Before you configure the transformation override, configure mass transformations to apply parameters to all source tables. Then, navigate to each table and edit the applied parameter. Or, clear the mass transformations and set specific parameters for each table.
When you configure parameters for a table, you cannot configure different parameters for different columns in the table. Additionally, if you configure parameters for a column that does not exist in the table, the table fails to be ingested.
You configure different parameters depending on whether you ingest data to a Hive or HDFS target.
Transformation Override for Hive Targets
When you configure a transformation override for a Hive target, you can edit the mass transformations that are applied to specific source tables when they are ingested to the Hive target. You can additionally edit the Hive target table properties for each source table that you ingest.
The following image shows the transformation override that you can configure for a Hive target:
You can edit the following properties for each target table:
- •Filter By. Filter the columns in the source tables.
- •Drop Columns. Drop columns from the source tables.
- •Replace Columns. Replace values in the source table columns.
- •Trim. Trim spaces from the beginning and end of values in source table columns.
- •Convert to Uppercase. Convert values in source table columns to uppercase.
- •Convert to Lowercase. Convert values in source table columns to lowercase.
- •Hive. Edit the Hive properties for the target table.
The following image shows the dialog box that appears when you edit the properties for the Hive target table:
The following table describes the Hive target table properties:
Property | Description |
---|
Hive Options | Select this option to configure the Hive target location. |
DDL Query | Select this option to configure a custom DDL query that defines how data from the source tables is loaded to the target tables. |
Storage Format | Required. The storage format of the target tables. You can select Text, Avro, Parquet, or ORC. Default is Text. |
External Location | The external location of the Hive target. Enter an external location to specify a location other than the default Hive warehouse directory. A sub-directory is created under the specified external location for each source that is ingested. For example, you can enter /temp. A source table named PRODUCT is ingested to the external location /temp/PRODUCT/ |
Partition Key | The partition key for the target Hive table. |
Clustered By | The cluster key for the target Hive table. |
Number of buckets | Required if you specify a cluster key. The number of buckets to divide the target Hive table. |
The following image shows the dialog box that appears when you edit the DDL query in the properties for the Hive target table:
To edit the DDL query, you can use SQL statements and the following placeholders:
- INFA_TABLE_NAME
- Fetches the target table name at run time.
- INFA_COLUMN_LIST
- Fetches a list of columns in the target table at run time.

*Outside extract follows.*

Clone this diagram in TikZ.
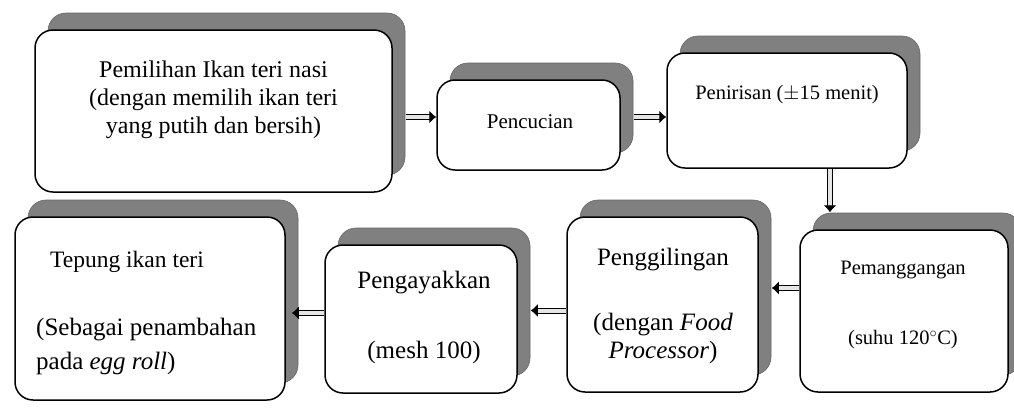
\documentclass[tikz,border=0pt]{standalone}
\usepackage{fontspec}
\setmainfont{Liberation Serif}
\usetikzlibrary{shadows,arrows.meta}
\begin{document}
\begin{tikzpicture}[x=1pt,y=-1pt,
 box/.style={draw=black, line width=1.5pt, fill=white, rounded corners=18pt, inner sep=0pt,
   general shadow={fill=black!50, draw=black!60, line width=0.6pt, shadow xshift=13pt, shadow yshift=17pt}},
 lbl/.style={align=center, inner sep=0pt},
 lbll/.style={align=left, inner sep=0pt, anchor=west},
 fa/.style={font=\fontsize{20.5}{28}\selectfont},
 fb/.style={font=\fontsize{24}{28}\selectfont},
 fc/.style={font=\fontsize{25}{28}\selectfont},
 arr/.style={draw=black, line width=1pt, double=gray!20, double distance=4pt, -{Latex[length=7pt,width=13pt]}}]
\useasboundingbox (0,0) rectangle (1014,408);
% boxes
\node[box, minimum width=357pt, minimum height=162pt] (b1) at (213.5,111) {};
\node[box, minimum width=183pt, minimum height=90pt] (b2) at (528.5,125) {};
\node[box, minimum width=240pt, minimum height=115pt] (b3) at (787,110.5) {};
\node[box, minimum width=208pt, minimum height=162pt] (b4) at (904,311) {};
\node[box, minimum width=191pt, minimum height=175pt] (b5) at (662.5,304.5) {};
\node[box, minimum width=192pt, minimum height=148pt] (b6) at (421,319) {};
\node[box, minimum width=270pt, minimum height=183pt] (b7) at (150,308.5) {};
% labels
\node[lbl, fb] (t1) at (213.5,100) {Pemilihan Ikan teri nasi\\(dengan memilih ikan teri\\yang putih dan bersih)};
\node[lbl, font=\fontsize{21}{28}\selectfont] (t2) at (530,122) {Pencucian};
\node[lbl, fa] (t3) at (787,95) {Penirisan ($\pm$15 menit)};
\node[lbl, fa] (t4a) at (903,270) {Pemanggangan};
\node[lbl, fa] (t4b) at (903,340) {(suhu 120$^{\circ}$C)};
\node[lbl, fc] (t5a) at (663,260) {Penggilingan};
\node[lbl, fc] (t5b) at (663,338) {(dengan \textit{Food}\\\textit{Processor})};
\node[lbl, fc] (t6a) at (424,283) {Pengayakkan};
\node[lbl, fc] (t6b) at (424,352) {(mesh 100)};
\node[lbl, font=\fontsize{23.5}{28}\selectfont] (t7a) at (127,262) {Tepung ikan teri};
\node[lbll, fc] (t7b) at (36,330) {(Sebagai penambahan};
\node[lbll, fc] (t7c) at (36,363) {pada \textit{egg roll})};
% arrows
\draw[arr] ([xshift=13pt,yshift=-6pt]b1.east) -- ([yshift=-6pt]b1.east -| b2.west);
\draw[arr] ([xshift=13pt,yshift=8pt]b2.east) -- ([yshift=8pt]b2.east -| b3.west);
\draw[arr] ([xshift=43pt]b3.south) -- ([xshift=43pt,yshift=17pt]b3.south |- b4.north);
\draw[arr] ([yshift=23pt]b4.west) -- ([xshift=13pt,yshift=23pt]b4.west -| b5.east);
\draw[arr] ([yshift=-6pt]b5.west) -- ([xshift=13pt,yshift=-6pt]b5.west -| b6.east);
\draw[arr] ([yshift=6pt]b6.west) -- ([xshift=6pt,yshift=6pt]b6.west -| b7.east);
\end{tikzpicture}
\end{document}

Transformation Override for HDFS Targets
When you configure a transformation override for an HDFS target, you can edit the mass transformations that are applied to specific source tables when they are ingested to the HDFS target.
The following image shows the transformation override that you can configure for an HDFS target:
You can edit the following properties for each target table:
- •Filter By. Filter the columns in the source tables.
- •Drop Columns. Drop columns from the source tables.
- •Replace Columns. Replace values in the source table columns.
- •Trim. Trim spaces from the beginning and end of values in source table columns.
- •Convert to Uppercase. Convert values in source table columns to uppercase.
- •Convert to Lowercase. Convert values in source table columns to lowercase.